Identifying quantum phases from injectivity of symmetric matrix product states

TL;DR

This paper introduces a method to classify quantum phases in one-dimensional systems with symmetry by analyzing the injectivity of symmetric matrix product states, avoiding traditional order parameters.

Contribution

It presents a novel approach to identify quantum phases using MPS injectivity and symmetry representations, applicable to various symmetries without local order parameters.

Findings

Successfully distinguishes symmetry-broken and symmetry-protected phases

Applicable to Hamiltonians with SO(3), Z_2, and Z_2 x Z_2 symmetries

Demonstrates effectiveness on translation invariant models

Abstract

Given a local gapped Hamiltonian with a global symmetry on a one dimensional lattice we describe a method to identify if the Hamiltonian belongs to a quantum phase in which the symmetry is spontaneously broken in the ground states or to a specific symmetry protected phase, without using local or string order parameters.
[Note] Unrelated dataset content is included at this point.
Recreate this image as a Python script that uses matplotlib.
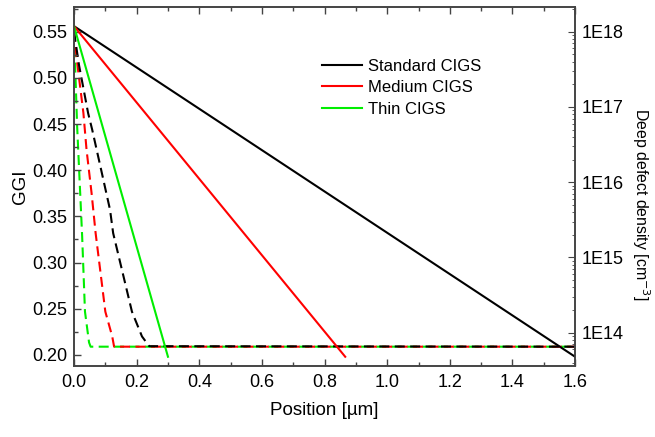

We obtain different matrix product state (MPS) descriptions of the symmetric ground state(s) of the Hamiltonian by restricting the MPS matrices to transform under different projective representations of the symmetry. The phase of the Hamiltonian is identified by examining which MPS descriptions, if any, are injective, namely, whether the largest eigenvalue of the "transfer matrix" obtained from the MPS is unique. We demonstrate the method for translation invariant Hamiltonians with a global SO(3), Z_2 and Z_2 x Z_2 symmetry on an infinite chain.